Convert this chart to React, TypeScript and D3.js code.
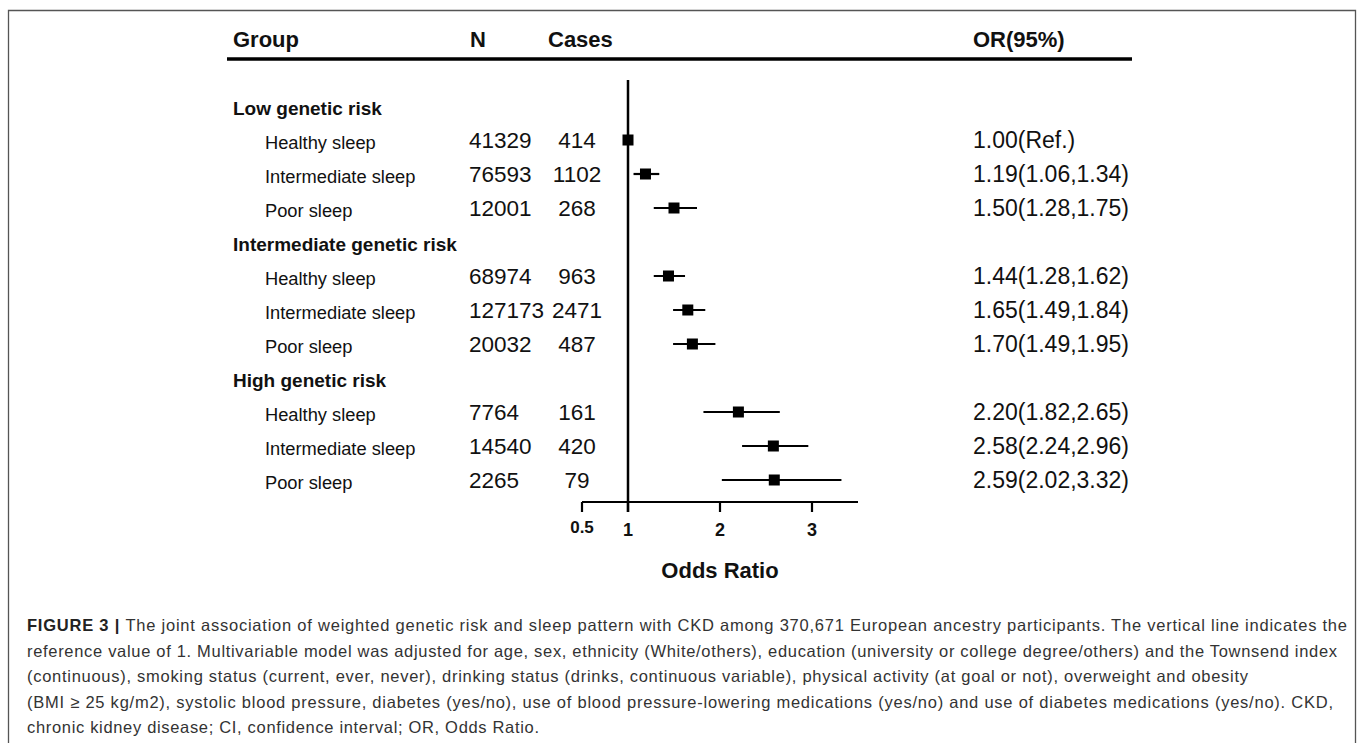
---
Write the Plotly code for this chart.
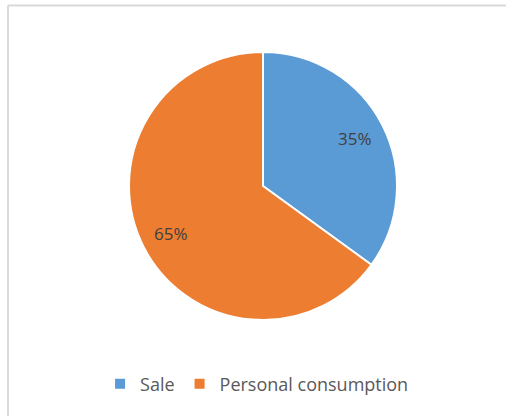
* * *
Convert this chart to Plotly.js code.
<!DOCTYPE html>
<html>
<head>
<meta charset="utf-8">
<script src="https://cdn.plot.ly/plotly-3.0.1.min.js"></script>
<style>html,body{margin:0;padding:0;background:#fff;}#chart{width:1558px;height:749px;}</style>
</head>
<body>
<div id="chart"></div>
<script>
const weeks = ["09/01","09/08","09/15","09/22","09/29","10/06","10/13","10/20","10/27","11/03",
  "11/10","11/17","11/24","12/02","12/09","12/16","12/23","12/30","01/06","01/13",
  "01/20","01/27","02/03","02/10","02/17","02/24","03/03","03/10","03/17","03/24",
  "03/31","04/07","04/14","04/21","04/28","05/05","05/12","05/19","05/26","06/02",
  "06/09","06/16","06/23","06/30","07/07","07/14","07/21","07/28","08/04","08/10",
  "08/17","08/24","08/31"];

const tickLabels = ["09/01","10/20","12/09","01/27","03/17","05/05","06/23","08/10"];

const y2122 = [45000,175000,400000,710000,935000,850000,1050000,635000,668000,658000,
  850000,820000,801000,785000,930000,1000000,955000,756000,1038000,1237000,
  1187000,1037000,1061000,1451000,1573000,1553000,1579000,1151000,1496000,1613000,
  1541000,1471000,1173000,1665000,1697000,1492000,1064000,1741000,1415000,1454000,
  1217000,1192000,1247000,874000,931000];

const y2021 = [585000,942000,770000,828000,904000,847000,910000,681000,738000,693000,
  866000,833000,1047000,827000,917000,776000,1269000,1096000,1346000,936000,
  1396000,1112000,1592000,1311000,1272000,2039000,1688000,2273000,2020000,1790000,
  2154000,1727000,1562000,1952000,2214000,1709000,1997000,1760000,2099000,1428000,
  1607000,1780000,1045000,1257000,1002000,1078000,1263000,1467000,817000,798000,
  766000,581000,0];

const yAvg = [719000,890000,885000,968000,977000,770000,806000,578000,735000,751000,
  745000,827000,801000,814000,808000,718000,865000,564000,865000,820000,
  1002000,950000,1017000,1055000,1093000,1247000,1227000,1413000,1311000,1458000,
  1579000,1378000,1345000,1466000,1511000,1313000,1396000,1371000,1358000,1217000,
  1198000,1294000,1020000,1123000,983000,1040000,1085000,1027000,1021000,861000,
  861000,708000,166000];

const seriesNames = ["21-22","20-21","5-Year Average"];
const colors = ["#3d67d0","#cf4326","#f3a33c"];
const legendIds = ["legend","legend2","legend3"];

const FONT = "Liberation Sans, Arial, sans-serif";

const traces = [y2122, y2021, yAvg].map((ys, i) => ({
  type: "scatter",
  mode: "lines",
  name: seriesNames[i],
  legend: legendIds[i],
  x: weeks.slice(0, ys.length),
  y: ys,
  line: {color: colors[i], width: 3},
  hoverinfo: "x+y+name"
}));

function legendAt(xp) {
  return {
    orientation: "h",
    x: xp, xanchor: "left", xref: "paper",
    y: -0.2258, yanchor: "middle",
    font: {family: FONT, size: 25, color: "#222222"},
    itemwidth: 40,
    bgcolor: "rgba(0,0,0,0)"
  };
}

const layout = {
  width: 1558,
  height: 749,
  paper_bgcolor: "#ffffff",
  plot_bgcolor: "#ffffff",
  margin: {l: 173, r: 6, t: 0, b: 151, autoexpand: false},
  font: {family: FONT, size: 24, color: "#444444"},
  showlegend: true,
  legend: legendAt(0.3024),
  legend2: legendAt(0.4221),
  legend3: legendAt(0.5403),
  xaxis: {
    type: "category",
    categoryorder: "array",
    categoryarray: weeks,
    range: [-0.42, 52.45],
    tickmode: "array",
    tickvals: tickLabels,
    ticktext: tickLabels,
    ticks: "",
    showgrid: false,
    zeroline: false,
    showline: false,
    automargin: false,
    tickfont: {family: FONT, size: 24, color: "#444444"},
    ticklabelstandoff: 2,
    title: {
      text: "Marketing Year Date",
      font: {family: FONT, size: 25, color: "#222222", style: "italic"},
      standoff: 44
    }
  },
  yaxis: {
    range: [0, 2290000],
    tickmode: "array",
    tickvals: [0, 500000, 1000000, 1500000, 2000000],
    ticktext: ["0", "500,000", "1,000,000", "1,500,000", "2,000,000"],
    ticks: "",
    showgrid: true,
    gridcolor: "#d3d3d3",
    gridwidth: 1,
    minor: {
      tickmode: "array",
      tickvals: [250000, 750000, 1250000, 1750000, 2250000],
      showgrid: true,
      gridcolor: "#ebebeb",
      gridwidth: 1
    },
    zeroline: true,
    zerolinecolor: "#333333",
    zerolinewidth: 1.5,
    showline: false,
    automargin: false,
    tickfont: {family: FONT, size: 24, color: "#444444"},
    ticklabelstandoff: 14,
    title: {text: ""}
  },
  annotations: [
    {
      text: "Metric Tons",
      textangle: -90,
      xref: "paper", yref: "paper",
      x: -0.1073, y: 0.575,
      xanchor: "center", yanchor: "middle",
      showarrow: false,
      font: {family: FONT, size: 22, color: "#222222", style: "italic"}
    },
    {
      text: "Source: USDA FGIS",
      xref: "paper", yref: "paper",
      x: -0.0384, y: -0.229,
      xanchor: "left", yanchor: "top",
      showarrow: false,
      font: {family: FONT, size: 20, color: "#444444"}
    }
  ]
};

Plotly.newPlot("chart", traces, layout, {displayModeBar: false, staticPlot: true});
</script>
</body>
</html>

# GIVEN INSTRUCTION:
Extract exactly and only the lines above from the line containing "Convert this chart to Plotly.js code." through the line containing "1217000,1192000,1247000,874000,931000];", both end lines included.

# EXERCISE ANSWER:
Convert this chart to Plotly.js code.
<!DOCTYPE html>
<html>
<head>
<meta charset="utf-8">
<script src="https://cdn.plot.ly/plotly-3.0.1.min.js"></script>
<style>html,body{margin:0;padding:0;background:#fff;}#chart{width:1558px;height:749px;}</style>
</head>
<body>
<div id="chart"></div>
<script>
const weeks = ["09/01","09/08","09/15","09/22","09/29","10/06","10/13","10/20","10/27","11/03",
  "11/10","11/17","11/24","12/02","12/09","12/16","12/23","12/30","01/06","01/13",
  "01/20","01/27","02/03","02/10","02/17","02/24","03/03","03/10","03/17","03/24",
  "03/31","04/07","04/14","04/21","04/28","05/05","05/12","05/19","05/26","06/02",
  "06/09","06/16","06/23","06/30","07/07","07/14","07/21","07/28","08/04","08/10",
  "08/17","08/24","08/31"];

const tickLabels = ["09/01","10/20","12/09","01/27","03/17","05/05","06/23","08/10"];

const y2122 = [45000,175000,400000,710000,935000,850000,1050000,635000,668000,658000,
  850000,820000,801000,785000,930000,1000000,955000,756000,1038000,1237000,
  1187000,1037000,1061000,1451000,1573000,1553000,1579000,1151000,1496000,1613000,
  1541000,1471000,1173000,1665000,1697000,1492000,1064000,1741000,1415000,1454000,
  1217000,1192000,1247000,874000,931000];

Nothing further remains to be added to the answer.